AIM OF THE EXERCISE —
Retype each line of the material exactly, please, skipping any picture in it.
= = = =
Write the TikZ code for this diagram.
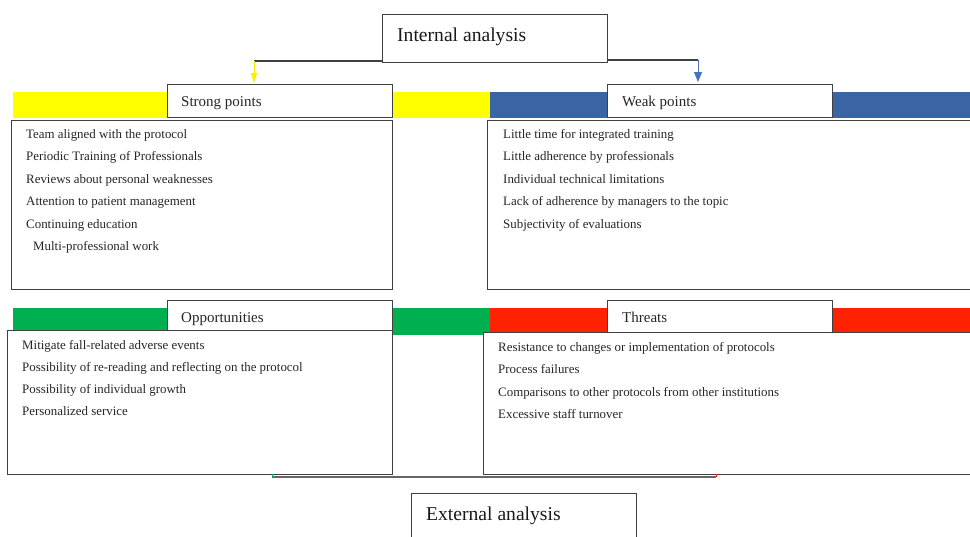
\documentclass[tikz,border=0pt]{standalone}
\usepackage{fontspec}
\setmainfont{Liberation Serif}
\usetikzlibrary{arrows.meta}
\definecolor{barY}{HTML}{FFFF00}
\definecolor{barB}{HTML}{3A64A4}
\definecolor{barG}{HTML}{00B050}
\definecolor{barR}{HTML}{FF2200}
\definecolor{edge}{HTML}{404040}
\definecolor{arrB}{HTML}{4472C4}
\begin{document}
\begin{tikzpicture}[x=1pt,y=-1pt,
  frame/.style={draw=edge, line width=1pt, fill=white, anchor=north west, inner sep=0pt},
  hdr/.style={frame, minimum width=225pt},
  hdrtext/.style={anchor=base west, inner sep=0pt, font=\fontsize{15}{17}\selectfont, text=black!85},
  bigtext/.style={anchor=base west, inner sep=0pt, font=\fontsize{19.6}{22}\selectfont, text=black!90},
  item/.style={anchor=base west, inner sep=0pt, font=\fontsize{12.9}{14}\selectfont, text=black!85}]
\useasboundingbox (0,0) rectangle (970,536);
\clip (0,0) rectangle (970,536);
% colour bars
\fill[barY] (13,92) rectangle (490,118);
\fill[barB] (490,92) rectangle (975,118);
\fill[barG] (13,308) rectangle (490,335);
\fill[barR] (490,308) rectangle (975,333);
% top box
\node[frame, minimum width=225pt, minimum height=48pt] (internal) at (382,14) {};
\node[bigtext] (internalT) at (397,41) {Internal analysis};
% header boxes
\node[hdr, minimum height=33pt] (strong) at (167,84) {};
\node[hdrtext] (strongT) at (181,106) {Strong points};
\node[hdr, minimum height=33pt] (weak) at (607,84) {};
\node[hdrtext] (weakT) at (622,106) {Weak points};
% content boxes
\node[frame, minimum width=381pt, minimum height=169pt] (strongbox) at (11,120) {};
\node[frame, minimum width=490pt, minimum height=169pt] (weakbox) at (487,120) {};
\node[frame, minimum width=385pt, minimum height=144pt] (oppbox) at (7,330) {};
\node[frame, minimum width=494pt, minimum height=142pt] (threatbox) at (483,332) {};
\node[hdr, minimum height=30pt] (opp) at (167,300) {};
\node[hdrtext] (oppT) at (181,322) {Opportunities};
\node[hdr, minimum height=32pt] (threat) at (607,300) {};
\node[hdrtext] (threatT) at (622,322) {Threats};
% connectors
\coordinate (yl) at (254,61);
\coordinate (bl) at (698,60);
\draw[edge, line width=1.1pt] (internal.south west |- yl) -- (yl);
\draw[barY!95!black, line width=1pt, -{Triangle[length=10pt,width=6pt]}] (yl) -- ++(0,22);
\draw[edge, line width=1.1pt] (internal.east |- bl) -- (bl);
\draw[arrB, line width=1pt, -{Triangle[length=10pt,width=8pt]}] (bl) -- ++(0,22);
% items
\foreach \t [count=\i from 0] in {Team aligned with the protocol,Periodic Training of Professionals,Reviews about personal weaknesses,Attention to patient management,Continuing education}
  \node[item] (s\i) at (26,138.5+22.4*\i) {\t};
\node[item] (s5) at (33,250.5) {Multi-professional work};
\foreach \t [count=\i from 0] in {Little time for integrated training,Little adherence by professionals,Individual technical limitations,Lack of adherence by managers to the topic,Subjectivity of evaluations}
  \node[item] (w\i) at (503,138.5+22.4*\i) {\t};
\foreach \t [count=\i from 0] in {Mitigate fall-related adverse events,Possibility of re-reading and reflecting on the protocol,Possibility of individual growth,Personalized service}
  \node[item] (o\i) at (22,349.5+22*\i) {\t};
\foreach \t [count=\i from 0] in {Resistance to changes or implementation of protocols,Process failures,Comparisons to other protocols from other institutions,Excessive staff turnover}
  \node[item] (t\i) at (498,351.5+22.3*\i) {\t};
% bottom connector
\coordinate (gl) at (272,477);
\coordinate (rl) at (716,477);
\draw[edge!80, line width=1.4pt] (gl) -- (rl);
\draw[barG, line width=0.8pt] (gl) -- ++(0,-3);
\draw[barR, line width=0.8pt] (rl) -- ++(0,-3);
% bottom box
\node[frame, minimum width=225pt, minimum height=50pt] (external) at (411,493) {};
\node[bigtext] (externalT) at (426,520) {External analysis};
\end{tikzpicture}
\end{document}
= = = =
IN RESPONSE —
Write the TikZ code for this diagram.
\documentclass[tikz,border=0pt]{standalone}
\usepackage{fontspec}
\setmainfont{Liberation Serif}
\usetikzlibrary{arrows.meta}
\definecolor{barY}{HTML}{FFFF00}
\definecolor{barB}{HTML}{3A64A4}
\definecolor{barG}{HTML}{00B050}
\definecolor{barR}{HTML}{FF2200}
\definecolor{edge}{HTML}{404040}
\definecolor{arrB}{HTML}{4472C4}
\begin{document}
\begin{tikzpicture}[x=1pt,y=-1pt,
  frame/.style={draw=edge, line width=1pt, fill=white, anchor=north west, inner sep=0pt},
  hdr/.style={frame, minimum width=225pt},
  hdrtext/.style={anchor=base west, inner sep=0pt, font=\fontsize{15}{17}\selectfont, text=black!85},
  bigtext/.style={anchor=base west, inner sep=0pt, font=\fontsize{19.6}{22}\selectfont, text=black!90},
  item/.style={anchor=base west, inner sep=0pt, font=\fontsize{12.9}{14}\selectfont, text=black!85}]
\useasboundingbox (0,0) rectangle (970,536);
\clip (0,0) rectangle (970,536);
% colour bars
\fill[barY] (13,92) rectangle (490,118);
\fill[barB] (490,92) rectangle (975,118);
\fill[barG] (13,308) rectangle (490,335);
\fill[barR] (490,308) rectangle (975,333);
% top box
\node[frame, minimum width=225pt, minimum height=48pt] (internal) at (382,14) {};
\node[bigtext] (internalT) at (397,41) {Internal analysis};
% header boxes
\node[hdr, minimum height=33pt] (strong) at (167,84) {};
\node[hdrtext] (strongT) at (181,106) {Strong points};
\node[hdr, minimum height=33pt] (weak) at (607,84) {};
\node[hdrtext] (weakT) at (622,106) {Weak points};
% content boxes
\node[frame, minimum width=381pt, minimum height=169pt] (strongbox) at (11,120) {};
\node[frame, minimum width=490pt, minimum height=169pt] (weakbox) at (487,120) {};
\node[frame, minimum width=385pt, minimum height=144pt] (oppbox) at (7,330) {};
\node[frame, minimum width=494pt, minimum height=142pt] (threatbox) at (483,332) {};
\node[hdr, minimum height=30pt] (opp) at (167,300) {};
\node[hdrtext] (oppT) at (181,322) {Opportunities};
\node[hdr, minimum height=32pt] (threat) at (607,300) {};
\node[hdrtext] (threatT) at (622,322) {Threats};
% connectors
\coordinate (yl) at (254,61);
\coordinate (bl) at (698,60);
\draw[edge, line width=1.1pt] (internal.south west |- yl) -- (yl);
\draw[barY!95!black, line width=1pt, -{Triangle[length=10pt,width=6pt]}] (yl) -- ++(0,22);
\draw[edge, line width=1.1pt] (internal.east |- bl) -- (bl);
\draw[arrB, line width=1pt, -{Triangle[length=10pt,width=8pt]}] (bl) -- ++(0,22);
% items
\foreach \t [count=\i from 0] in {Team aligned with the protocol,Periodic Training of Professionals,Reviews about personal weaknesses,Attention to patient management,Continuing education}
  \node[item] (s\i) at (26,138.5+22.4*\i) {\t};
\node[item] (s5) at (33,250.5) {Multi-professional work};
\foreach \t [count=\i from 0] in {Little time for integrated training,Little adherence by professionals,Individual technical limitations,Lack of adherence by managers to the topic,Subjectivity of evaluations}
  \node[item] (w\i) at (503,138.5+22.4*\i) {\t};
\foreach \t [count=\i from 0] in {Mitigate fall-related adverse events,Possibility of re-reading and reflecting on the protocol,Possibility of individual growth,Personalized service}
  \node[item] (o\i) at (22,349.5+22*\i) {\t};
\foreach \t [count=\i from 0] in {Resistance to changes or implementation of protocols,Process failures,Comparisons to other protocols from other institutions,Excessive staff turnover}
  \node[item] (t\i) at (498,351.5+22.3*\i) {\t};
% bottom connector
\coordinate (gl) at (272,477);
\coordinate (rl) at (716,477);
\draw[edge!80, line width=1.4pt] (gl) -- (rl);
\draw[barG, line width=0.8pt] (gl) -- ++(0,-3);
\draw[barR, line width=0.8pt] (rl) -- ++(0,-3);
% bottom box
\node[frame, minimum width=225pt, minimum height=50pt] (external) at (411,493) {};
\node[bigtext] (externalT) at (426,520) {External analysis};
\end{tikzpicture}
\end{document}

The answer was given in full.